◆ **STATED EXERCISE**
Copy every line that mentions the word "this".

>> Begin EXCERPTED DATA

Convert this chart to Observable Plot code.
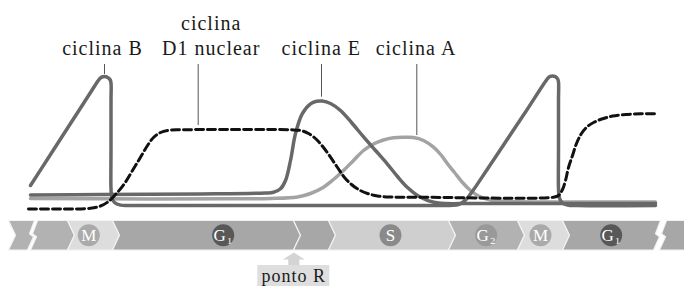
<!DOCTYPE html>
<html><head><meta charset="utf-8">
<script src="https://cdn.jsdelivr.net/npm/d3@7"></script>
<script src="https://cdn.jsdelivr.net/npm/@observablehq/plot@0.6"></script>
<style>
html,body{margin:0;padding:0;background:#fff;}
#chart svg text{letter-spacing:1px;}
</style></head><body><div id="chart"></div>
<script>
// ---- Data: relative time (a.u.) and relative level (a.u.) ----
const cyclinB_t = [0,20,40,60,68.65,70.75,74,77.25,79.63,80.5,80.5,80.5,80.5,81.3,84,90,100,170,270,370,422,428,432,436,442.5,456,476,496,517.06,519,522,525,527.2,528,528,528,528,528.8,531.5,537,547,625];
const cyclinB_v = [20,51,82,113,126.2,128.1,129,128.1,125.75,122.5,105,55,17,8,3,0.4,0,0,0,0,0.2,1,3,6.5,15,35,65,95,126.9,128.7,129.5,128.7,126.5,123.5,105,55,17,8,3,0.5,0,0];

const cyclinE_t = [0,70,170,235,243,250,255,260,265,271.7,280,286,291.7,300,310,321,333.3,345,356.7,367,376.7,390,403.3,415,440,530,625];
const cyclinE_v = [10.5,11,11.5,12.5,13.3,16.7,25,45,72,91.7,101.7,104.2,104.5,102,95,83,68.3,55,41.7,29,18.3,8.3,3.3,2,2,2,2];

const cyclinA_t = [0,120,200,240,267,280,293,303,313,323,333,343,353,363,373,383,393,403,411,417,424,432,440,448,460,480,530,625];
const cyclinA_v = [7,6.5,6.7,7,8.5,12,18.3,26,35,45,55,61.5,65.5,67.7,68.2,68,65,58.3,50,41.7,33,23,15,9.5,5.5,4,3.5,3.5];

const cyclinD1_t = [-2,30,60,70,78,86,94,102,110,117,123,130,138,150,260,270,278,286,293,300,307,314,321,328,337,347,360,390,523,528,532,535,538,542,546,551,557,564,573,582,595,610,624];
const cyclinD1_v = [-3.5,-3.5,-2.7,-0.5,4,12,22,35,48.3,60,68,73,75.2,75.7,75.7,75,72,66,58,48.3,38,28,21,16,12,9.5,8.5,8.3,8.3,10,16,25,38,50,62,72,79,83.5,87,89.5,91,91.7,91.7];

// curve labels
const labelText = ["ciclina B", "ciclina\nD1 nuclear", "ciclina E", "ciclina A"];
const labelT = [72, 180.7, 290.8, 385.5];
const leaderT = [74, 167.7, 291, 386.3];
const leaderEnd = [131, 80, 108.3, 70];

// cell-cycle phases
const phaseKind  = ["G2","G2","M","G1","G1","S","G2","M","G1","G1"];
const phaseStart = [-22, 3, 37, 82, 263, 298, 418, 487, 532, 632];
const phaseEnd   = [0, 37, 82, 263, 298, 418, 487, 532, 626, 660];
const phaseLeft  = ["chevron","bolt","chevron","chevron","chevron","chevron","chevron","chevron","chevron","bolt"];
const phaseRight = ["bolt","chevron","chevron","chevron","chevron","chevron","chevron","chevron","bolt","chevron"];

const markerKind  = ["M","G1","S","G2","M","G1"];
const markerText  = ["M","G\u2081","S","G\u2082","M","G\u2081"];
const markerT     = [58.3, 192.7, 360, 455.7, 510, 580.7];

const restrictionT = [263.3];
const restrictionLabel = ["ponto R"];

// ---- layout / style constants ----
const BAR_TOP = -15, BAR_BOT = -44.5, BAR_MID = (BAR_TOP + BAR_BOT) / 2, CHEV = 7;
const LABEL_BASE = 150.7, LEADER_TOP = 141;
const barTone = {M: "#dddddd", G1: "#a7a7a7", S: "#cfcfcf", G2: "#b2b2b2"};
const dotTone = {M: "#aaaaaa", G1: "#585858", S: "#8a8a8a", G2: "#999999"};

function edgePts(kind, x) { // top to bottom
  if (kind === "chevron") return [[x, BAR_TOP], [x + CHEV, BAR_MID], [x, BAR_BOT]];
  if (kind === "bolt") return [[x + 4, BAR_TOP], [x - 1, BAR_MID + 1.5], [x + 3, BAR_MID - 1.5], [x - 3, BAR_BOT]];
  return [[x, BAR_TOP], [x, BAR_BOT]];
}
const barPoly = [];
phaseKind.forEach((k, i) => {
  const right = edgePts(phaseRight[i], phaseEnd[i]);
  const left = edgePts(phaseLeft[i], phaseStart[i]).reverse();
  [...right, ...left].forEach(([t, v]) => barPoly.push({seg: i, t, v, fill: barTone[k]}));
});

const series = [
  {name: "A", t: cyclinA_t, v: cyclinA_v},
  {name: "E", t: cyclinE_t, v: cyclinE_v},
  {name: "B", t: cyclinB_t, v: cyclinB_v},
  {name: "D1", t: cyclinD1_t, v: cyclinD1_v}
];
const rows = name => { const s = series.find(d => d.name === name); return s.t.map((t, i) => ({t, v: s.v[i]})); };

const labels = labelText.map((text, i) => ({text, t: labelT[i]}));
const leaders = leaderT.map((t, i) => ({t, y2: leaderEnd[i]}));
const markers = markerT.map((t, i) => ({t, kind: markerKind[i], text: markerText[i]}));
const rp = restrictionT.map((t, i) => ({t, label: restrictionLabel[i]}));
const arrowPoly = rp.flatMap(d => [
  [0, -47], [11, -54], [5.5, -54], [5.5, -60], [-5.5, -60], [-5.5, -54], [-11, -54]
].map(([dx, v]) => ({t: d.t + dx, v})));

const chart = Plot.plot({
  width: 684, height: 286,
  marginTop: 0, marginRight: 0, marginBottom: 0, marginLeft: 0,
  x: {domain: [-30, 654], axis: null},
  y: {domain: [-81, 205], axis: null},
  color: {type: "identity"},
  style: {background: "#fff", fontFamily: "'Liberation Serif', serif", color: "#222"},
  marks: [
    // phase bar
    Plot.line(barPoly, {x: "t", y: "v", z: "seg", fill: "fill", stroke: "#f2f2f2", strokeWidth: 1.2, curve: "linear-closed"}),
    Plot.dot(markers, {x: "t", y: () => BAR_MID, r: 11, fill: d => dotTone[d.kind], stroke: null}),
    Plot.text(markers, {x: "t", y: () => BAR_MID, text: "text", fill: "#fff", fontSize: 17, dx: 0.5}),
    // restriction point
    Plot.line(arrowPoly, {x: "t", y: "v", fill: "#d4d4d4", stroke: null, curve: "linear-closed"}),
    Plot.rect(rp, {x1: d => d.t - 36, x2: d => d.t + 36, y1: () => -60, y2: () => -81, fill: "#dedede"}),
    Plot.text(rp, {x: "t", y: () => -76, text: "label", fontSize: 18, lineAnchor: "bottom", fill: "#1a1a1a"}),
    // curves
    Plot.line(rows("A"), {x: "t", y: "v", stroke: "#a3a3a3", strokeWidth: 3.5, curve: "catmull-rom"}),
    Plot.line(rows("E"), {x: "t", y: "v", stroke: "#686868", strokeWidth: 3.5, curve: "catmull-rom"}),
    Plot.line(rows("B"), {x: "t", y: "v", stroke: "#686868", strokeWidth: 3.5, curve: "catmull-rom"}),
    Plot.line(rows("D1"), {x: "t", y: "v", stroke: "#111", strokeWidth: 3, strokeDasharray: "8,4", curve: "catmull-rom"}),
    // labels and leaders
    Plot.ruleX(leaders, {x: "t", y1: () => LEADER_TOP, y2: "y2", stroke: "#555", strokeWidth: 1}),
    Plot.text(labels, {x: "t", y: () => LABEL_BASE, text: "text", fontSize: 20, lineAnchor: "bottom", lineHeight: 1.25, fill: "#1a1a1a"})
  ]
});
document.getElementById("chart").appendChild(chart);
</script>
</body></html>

>> End EXCERPTED DATA
>> Begin EXCERPTED DATA

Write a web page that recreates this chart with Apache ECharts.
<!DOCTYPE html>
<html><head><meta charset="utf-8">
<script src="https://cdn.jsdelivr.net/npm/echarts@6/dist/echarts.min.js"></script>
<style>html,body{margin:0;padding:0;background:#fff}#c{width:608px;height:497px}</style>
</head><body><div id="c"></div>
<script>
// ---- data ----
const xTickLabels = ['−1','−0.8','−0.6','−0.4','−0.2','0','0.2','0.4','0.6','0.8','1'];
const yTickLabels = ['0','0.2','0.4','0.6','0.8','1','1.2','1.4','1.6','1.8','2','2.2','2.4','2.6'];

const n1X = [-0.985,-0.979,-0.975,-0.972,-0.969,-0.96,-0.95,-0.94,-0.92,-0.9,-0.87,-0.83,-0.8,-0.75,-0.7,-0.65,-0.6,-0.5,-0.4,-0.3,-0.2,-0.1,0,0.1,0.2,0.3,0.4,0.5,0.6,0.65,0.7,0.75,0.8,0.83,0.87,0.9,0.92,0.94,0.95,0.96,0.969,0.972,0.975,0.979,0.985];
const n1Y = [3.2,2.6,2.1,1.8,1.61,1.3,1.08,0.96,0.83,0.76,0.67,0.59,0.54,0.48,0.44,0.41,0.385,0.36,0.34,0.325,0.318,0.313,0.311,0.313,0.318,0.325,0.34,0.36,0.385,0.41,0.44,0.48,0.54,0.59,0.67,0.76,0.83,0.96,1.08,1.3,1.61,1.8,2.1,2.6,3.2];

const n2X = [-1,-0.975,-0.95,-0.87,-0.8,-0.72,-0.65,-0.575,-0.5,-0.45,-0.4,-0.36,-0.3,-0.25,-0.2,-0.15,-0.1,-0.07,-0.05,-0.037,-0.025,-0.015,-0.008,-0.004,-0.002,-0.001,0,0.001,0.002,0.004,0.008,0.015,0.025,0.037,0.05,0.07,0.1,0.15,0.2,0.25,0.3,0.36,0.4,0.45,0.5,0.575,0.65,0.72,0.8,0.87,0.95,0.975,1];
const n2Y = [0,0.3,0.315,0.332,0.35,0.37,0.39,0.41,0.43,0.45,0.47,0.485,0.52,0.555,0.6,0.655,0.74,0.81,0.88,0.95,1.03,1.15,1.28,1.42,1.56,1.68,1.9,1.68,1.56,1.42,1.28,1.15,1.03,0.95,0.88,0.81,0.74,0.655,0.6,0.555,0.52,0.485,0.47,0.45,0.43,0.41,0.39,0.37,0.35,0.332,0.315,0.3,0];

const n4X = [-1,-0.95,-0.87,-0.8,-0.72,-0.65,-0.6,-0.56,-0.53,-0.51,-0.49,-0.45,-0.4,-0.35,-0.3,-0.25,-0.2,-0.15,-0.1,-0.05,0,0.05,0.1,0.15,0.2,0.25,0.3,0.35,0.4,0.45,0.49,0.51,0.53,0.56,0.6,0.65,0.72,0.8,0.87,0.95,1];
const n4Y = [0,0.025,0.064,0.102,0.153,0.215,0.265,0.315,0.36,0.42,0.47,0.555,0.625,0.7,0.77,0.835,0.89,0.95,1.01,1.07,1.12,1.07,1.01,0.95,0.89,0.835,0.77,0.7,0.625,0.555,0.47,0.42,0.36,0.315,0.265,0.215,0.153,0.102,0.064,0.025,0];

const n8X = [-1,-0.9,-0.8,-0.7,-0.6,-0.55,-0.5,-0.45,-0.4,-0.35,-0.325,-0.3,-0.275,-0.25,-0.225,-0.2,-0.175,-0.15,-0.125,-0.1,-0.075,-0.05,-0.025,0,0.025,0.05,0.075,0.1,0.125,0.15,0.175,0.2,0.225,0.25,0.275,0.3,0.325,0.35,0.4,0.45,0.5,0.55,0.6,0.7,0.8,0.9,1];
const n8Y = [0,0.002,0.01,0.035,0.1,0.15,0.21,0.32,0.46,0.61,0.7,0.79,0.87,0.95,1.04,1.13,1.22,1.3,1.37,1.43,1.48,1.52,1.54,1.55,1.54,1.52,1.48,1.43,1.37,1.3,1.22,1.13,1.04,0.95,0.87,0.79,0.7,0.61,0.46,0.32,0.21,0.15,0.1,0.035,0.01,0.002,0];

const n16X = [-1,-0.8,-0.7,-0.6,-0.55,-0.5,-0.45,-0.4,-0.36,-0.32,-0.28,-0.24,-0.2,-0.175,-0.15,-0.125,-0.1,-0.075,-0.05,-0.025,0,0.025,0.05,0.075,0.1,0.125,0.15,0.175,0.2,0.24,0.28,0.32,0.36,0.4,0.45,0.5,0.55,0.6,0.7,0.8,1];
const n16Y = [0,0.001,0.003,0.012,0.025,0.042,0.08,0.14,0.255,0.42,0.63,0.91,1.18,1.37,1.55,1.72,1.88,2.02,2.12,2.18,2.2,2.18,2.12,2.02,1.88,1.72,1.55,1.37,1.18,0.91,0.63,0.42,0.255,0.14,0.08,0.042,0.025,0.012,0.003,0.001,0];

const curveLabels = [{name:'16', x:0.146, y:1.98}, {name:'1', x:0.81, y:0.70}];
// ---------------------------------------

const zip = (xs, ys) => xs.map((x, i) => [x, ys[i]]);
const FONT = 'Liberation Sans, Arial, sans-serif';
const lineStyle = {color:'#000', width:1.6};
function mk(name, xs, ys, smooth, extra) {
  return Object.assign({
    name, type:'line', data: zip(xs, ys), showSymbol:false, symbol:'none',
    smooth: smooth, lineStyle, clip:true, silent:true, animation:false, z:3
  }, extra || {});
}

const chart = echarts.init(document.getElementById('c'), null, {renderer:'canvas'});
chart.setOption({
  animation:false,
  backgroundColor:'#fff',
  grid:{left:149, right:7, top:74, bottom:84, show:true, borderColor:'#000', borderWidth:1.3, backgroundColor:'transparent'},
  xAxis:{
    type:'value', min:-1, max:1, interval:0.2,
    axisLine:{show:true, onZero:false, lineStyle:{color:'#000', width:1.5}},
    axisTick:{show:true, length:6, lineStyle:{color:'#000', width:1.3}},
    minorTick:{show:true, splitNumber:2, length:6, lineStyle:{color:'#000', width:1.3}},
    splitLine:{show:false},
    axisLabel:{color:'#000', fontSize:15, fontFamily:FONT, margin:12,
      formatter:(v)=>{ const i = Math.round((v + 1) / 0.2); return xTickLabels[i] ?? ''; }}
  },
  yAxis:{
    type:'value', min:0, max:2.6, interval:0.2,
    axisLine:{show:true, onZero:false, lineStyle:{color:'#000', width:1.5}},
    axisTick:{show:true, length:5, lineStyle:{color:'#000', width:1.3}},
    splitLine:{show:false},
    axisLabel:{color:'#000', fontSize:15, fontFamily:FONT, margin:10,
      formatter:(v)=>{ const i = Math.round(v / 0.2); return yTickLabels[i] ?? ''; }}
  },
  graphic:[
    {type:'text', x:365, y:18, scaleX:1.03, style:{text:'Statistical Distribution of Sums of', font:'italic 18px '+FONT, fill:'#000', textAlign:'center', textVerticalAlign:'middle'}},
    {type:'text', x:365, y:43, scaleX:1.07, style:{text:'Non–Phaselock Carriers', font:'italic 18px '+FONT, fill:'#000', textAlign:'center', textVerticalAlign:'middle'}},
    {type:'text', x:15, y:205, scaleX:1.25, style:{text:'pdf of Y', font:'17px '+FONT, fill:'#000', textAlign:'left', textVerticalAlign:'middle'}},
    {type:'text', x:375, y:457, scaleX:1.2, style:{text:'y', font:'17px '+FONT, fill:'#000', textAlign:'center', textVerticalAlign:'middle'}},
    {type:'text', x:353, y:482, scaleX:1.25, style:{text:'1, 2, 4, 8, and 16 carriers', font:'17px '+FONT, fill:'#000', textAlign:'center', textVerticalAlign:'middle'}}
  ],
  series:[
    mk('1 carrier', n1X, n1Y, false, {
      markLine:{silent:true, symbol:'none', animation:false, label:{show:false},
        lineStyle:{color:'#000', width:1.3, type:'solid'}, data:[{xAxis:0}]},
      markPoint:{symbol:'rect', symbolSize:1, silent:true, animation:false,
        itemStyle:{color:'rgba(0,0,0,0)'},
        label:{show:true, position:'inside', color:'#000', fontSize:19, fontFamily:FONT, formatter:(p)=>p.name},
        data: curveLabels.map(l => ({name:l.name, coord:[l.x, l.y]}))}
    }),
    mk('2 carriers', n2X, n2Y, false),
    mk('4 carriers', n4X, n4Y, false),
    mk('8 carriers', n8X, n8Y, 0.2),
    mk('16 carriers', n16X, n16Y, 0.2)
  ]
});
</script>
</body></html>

>> End EXCERPTED DATA

◆ **FULL OUTPUT**
Convert this chart to Observable Plot code.
Write a web page that recreates this chart with Apache ECharts.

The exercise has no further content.